Set task | Set down the data below from its first line to the line holding "2.92, 4.26, 5.95];", inclusive; omit all pictures.

[START]

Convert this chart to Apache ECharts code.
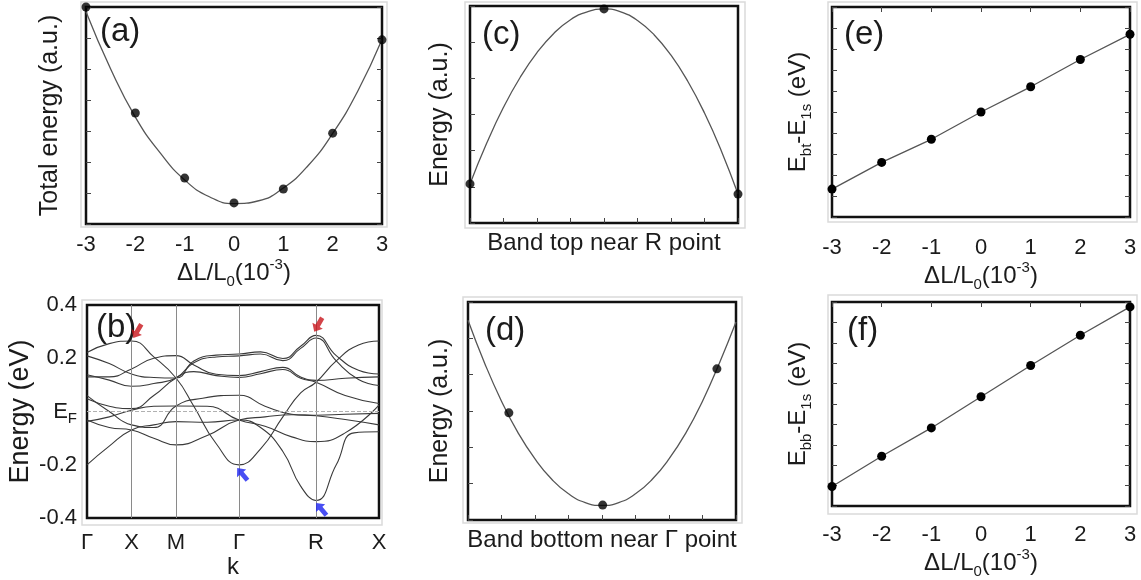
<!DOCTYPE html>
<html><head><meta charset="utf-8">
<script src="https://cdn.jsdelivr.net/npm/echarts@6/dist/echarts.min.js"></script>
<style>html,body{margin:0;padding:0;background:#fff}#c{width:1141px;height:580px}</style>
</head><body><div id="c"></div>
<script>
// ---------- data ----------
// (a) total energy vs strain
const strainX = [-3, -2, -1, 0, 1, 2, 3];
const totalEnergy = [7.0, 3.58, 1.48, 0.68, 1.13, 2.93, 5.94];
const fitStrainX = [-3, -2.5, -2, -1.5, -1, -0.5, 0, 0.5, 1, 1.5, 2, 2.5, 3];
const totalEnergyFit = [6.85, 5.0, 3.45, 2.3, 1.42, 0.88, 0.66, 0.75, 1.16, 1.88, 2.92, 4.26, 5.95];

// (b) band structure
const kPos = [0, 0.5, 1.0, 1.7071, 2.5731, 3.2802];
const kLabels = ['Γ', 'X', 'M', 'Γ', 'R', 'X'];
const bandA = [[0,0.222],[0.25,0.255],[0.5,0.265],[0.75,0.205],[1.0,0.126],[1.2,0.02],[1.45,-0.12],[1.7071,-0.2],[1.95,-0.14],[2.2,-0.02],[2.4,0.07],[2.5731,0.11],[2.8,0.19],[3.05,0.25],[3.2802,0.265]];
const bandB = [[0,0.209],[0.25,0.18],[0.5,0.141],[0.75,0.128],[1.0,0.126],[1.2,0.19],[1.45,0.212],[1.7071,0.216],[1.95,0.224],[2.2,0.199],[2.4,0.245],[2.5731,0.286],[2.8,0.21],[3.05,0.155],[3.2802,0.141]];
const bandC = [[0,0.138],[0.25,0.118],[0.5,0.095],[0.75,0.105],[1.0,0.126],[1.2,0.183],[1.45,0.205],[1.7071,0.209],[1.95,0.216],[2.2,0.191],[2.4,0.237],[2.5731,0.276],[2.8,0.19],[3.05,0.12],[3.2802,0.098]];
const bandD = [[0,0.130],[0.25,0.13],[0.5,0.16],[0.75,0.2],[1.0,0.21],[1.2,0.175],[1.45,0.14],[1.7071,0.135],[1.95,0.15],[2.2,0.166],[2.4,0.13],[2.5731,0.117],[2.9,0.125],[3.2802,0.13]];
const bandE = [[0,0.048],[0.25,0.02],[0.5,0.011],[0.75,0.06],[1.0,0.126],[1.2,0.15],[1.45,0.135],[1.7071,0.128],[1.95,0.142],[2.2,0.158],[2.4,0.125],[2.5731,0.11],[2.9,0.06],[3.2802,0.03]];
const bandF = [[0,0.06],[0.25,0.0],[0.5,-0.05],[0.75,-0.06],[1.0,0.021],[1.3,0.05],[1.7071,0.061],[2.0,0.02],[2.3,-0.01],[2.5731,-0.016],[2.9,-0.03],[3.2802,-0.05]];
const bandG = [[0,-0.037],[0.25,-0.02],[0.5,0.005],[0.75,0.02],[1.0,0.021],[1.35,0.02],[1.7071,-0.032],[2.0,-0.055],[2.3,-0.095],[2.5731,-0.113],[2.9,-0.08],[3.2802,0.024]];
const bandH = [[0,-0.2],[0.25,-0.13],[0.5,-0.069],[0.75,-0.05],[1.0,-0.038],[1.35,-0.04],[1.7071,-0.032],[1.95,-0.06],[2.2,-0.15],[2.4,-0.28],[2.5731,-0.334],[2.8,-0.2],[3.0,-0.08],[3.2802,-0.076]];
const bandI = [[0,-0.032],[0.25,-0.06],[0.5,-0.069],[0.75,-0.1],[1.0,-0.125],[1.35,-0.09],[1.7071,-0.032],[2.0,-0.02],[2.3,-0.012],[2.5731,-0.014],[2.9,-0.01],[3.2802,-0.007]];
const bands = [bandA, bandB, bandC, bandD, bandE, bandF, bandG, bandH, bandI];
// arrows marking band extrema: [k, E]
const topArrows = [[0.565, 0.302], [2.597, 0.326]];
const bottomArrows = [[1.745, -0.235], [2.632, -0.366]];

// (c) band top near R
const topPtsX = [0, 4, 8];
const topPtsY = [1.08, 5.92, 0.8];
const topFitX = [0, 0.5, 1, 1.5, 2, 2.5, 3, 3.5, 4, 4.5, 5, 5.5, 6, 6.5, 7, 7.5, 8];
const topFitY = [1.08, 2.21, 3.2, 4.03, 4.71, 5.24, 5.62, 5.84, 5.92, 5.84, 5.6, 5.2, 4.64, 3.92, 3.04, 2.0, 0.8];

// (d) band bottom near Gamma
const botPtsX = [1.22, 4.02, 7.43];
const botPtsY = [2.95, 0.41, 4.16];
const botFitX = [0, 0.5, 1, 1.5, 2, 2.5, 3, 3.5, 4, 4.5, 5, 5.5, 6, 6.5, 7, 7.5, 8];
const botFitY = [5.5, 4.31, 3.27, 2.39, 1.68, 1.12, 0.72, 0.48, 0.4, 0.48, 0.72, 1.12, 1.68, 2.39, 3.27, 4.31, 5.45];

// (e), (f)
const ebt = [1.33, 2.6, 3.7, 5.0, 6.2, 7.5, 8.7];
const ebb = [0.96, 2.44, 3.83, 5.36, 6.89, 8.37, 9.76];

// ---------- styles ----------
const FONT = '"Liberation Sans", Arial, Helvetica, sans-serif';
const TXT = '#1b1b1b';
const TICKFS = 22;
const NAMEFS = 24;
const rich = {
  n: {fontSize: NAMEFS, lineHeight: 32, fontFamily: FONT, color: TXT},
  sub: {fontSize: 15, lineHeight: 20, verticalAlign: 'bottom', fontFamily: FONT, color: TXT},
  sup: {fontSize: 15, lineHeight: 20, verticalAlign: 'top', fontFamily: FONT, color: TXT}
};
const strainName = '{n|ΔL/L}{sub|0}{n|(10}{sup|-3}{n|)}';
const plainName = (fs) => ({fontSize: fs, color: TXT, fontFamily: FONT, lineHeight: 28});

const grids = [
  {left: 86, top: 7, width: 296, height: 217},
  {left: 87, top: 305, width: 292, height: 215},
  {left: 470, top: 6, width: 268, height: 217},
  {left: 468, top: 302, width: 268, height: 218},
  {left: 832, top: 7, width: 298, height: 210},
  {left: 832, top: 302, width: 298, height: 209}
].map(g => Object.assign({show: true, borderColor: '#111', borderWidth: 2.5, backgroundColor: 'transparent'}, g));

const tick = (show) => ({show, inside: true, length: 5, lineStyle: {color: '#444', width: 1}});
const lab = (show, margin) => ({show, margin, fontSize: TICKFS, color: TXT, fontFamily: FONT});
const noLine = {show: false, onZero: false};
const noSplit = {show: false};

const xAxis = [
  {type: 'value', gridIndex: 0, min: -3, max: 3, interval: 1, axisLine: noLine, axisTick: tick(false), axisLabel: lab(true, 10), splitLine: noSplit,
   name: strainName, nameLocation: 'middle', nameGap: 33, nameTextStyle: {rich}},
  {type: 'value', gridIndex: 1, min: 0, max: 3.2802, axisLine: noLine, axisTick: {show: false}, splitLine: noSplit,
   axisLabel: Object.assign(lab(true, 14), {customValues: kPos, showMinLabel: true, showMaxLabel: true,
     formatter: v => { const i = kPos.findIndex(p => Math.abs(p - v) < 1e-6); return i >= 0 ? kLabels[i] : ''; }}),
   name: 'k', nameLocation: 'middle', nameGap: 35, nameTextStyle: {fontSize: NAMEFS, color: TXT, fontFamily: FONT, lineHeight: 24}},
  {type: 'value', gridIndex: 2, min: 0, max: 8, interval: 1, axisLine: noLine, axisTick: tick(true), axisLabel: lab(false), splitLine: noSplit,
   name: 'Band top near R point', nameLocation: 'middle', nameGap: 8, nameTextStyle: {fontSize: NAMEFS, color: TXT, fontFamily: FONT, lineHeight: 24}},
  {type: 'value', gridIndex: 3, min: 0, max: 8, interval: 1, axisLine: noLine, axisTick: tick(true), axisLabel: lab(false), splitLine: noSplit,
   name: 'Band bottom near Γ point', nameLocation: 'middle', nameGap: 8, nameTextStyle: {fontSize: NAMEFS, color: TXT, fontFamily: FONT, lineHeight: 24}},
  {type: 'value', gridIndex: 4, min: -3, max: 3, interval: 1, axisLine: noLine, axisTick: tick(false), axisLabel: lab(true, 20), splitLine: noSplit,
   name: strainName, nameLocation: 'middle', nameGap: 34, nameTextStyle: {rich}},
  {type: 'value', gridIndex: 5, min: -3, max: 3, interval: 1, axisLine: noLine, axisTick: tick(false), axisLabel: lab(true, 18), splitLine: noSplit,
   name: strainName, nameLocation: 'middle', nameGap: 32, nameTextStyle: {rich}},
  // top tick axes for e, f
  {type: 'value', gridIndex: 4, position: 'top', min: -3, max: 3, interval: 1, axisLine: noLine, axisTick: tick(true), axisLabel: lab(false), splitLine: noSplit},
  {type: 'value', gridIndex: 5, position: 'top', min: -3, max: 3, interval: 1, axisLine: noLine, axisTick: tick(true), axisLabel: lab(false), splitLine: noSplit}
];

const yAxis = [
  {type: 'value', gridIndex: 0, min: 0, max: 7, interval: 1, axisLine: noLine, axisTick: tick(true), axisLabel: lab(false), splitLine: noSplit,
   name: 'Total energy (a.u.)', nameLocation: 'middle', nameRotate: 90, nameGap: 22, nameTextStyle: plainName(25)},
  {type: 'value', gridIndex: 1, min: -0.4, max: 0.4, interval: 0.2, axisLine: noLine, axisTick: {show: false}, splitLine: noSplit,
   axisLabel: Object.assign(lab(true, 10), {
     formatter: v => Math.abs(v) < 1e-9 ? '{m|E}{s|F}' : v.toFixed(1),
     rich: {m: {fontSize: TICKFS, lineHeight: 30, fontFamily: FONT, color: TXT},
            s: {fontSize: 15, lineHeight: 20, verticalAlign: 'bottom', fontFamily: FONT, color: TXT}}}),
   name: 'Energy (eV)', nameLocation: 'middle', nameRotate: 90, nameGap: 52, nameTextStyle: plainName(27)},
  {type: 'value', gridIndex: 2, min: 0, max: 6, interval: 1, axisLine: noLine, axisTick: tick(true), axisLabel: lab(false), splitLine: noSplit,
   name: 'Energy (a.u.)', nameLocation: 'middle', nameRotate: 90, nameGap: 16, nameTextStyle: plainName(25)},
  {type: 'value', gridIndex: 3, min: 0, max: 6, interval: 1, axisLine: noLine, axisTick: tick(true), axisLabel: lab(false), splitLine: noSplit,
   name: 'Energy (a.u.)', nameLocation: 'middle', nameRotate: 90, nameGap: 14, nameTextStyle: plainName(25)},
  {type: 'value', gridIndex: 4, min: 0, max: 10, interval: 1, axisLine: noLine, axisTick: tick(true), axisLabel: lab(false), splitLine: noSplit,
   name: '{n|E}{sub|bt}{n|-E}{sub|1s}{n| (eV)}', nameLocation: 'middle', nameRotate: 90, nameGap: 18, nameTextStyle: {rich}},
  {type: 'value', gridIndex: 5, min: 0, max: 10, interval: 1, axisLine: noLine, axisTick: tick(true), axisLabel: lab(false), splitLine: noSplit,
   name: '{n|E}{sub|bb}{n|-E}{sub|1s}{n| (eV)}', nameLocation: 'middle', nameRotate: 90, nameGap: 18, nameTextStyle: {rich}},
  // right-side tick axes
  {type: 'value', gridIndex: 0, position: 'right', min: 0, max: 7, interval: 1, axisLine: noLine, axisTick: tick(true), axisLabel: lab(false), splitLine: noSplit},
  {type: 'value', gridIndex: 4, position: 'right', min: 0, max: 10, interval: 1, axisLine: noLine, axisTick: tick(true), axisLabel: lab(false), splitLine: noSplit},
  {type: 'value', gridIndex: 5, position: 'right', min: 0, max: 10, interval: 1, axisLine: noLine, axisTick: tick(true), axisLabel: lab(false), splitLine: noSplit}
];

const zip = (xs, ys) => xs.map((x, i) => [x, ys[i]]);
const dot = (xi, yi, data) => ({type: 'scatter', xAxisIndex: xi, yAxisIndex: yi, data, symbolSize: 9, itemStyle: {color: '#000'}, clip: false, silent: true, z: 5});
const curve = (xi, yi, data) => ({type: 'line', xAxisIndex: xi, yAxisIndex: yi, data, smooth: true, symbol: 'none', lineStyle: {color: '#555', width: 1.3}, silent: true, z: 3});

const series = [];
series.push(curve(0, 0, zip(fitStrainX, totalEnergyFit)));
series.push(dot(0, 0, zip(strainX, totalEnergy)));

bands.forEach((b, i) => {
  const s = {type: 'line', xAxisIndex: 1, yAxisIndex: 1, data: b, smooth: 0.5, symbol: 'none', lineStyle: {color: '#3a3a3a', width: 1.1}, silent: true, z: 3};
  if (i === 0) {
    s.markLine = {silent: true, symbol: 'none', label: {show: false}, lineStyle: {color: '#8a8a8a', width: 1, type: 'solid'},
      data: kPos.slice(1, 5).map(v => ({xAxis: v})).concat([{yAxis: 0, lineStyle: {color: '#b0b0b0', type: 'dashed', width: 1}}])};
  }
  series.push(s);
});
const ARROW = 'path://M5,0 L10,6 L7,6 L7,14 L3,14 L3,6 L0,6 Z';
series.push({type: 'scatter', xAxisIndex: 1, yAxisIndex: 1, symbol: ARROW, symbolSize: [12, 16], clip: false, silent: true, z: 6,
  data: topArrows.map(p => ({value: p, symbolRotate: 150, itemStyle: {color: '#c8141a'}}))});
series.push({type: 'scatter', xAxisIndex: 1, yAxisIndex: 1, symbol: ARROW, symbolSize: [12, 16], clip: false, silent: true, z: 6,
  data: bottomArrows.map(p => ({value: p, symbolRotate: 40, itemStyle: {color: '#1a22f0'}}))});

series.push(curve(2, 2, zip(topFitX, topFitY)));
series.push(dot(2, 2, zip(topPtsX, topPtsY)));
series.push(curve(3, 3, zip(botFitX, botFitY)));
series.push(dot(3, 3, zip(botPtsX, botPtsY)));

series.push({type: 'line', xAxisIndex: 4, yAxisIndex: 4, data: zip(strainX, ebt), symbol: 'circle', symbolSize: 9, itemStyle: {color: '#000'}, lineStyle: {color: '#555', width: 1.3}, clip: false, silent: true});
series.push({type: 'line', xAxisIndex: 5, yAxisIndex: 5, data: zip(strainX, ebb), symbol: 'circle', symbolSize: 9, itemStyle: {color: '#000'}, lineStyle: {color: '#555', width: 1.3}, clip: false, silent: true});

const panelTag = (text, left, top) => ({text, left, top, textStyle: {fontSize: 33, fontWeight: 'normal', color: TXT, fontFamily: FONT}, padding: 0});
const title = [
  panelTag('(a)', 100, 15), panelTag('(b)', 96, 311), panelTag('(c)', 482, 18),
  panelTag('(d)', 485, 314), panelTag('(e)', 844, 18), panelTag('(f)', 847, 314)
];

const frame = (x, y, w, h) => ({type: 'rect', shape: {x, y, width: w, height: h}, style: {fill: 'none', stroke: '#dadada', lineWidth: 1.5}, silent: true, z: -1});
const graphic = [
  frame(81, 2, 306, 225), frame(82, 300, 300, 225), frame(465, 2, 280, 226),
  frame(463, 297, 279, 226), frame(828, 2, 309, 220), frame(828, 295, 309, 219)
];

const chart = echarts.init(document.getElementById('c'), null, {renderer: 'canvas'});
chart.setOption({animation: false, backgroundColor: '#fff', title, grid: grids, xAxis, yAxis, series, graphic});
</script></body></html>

[END]

Correct result |
Convert this chart to Apache ECharts code.
<!DOCTYPE html>
<html><head><meta charset="utf-8">
<script src="https://cdn.jsdelivr.net/npm/echarts@6/dist/echarts.min.js"></script>
<style>html,body{margin:0;padding:0;background:#fff}#c{width:1141px;height:580px}</style>
</head><body><div id="c"></div>
<script>
// ---------- data ----------
// (a) total energy vs strain
const strainX = [-3, -2, -1, 0, 1, 2, 3];
const totalEnergy = [7.0, 3.58, 1.48, 0.68, 1.13, 2.93, 5.94];
const fitStrainX = [-3, -2.5, -2, -1.5, -1, -0.5, 0, 0.5, 1, 1.5, 2, 2.5, 3];
const totalEnergyFit = [6.85, 5.0, 3.45, 2.3, 1.42, 0.88, 0.66, 0.75, 1.16, 1.88, 2.92, 4.26, 5.95];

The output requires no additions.